These two extracts are from Pierre Perrin’s Recueil de Paroles de Musique.
Operas
What will seem most interesting in my opinion are the three plays in music, or operas, which follow; first in the Pastoral genre, the next in the comic, and the last in the Tragic. I wrote these plays with the express purpose of proving to the French nation that such plays can succeed on the French stage, in the various dramatic genres, and with even greater effect than they have in Italy, where they are the wonder and the most pleasant pastime of any nation. This result is assured as long as they are judiciously constructed and formed according to the rules of Art, of which we treat at length in our Lyric Art, and of which the principal ones are; that the work should last no more than two or three hours in performance, which is the greatest length of the most excellent music and the limit of French patience, in public entertainment; and that they be composed entirely from one end to the other, as these are, of lyric pieces suitable for vocal setting, well balanced and varied, including Airs, Chansons, Recits, Dialogues, and Ensemble numbers.
The Pastorale d’Issy
The first of these plays is a light Pastoral, or if you prefer, an Eclogue, which was set to music by M. Cambert, Master of the Orchestra of the late Queen, and performed eight or ten times in the village of Issy near Paris in 1659, by an illustrious company, of one and the other sex, who took equal pleasure in it with the public.
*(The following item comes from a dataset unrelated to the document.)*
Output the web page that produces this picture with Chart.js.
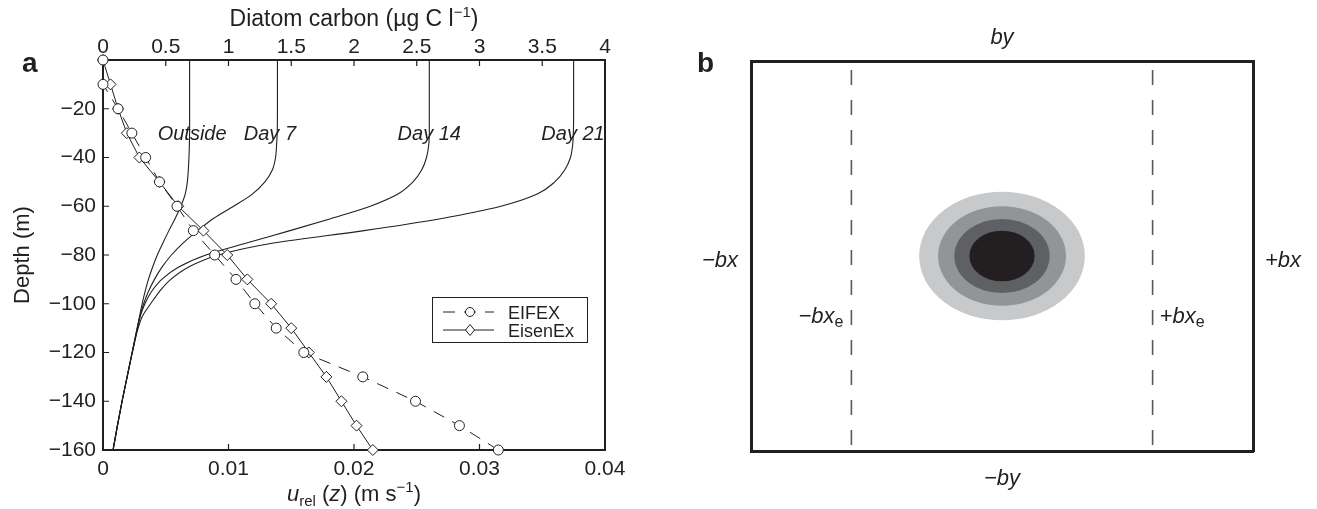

After that, their Royal Highness and his late Excellency desired to see it and come to Vincennes. I shall not speak here of its reception, for I am content to entrust that to the judgement of more than six thousand persons of quality who heard it.
Quoted in: Auld, Louis E., The Lyric Art of Pierre Perrin, Founder of French Opera, 3 vols, Henryville: Institute of Mediaeval Music, 1986, p.32.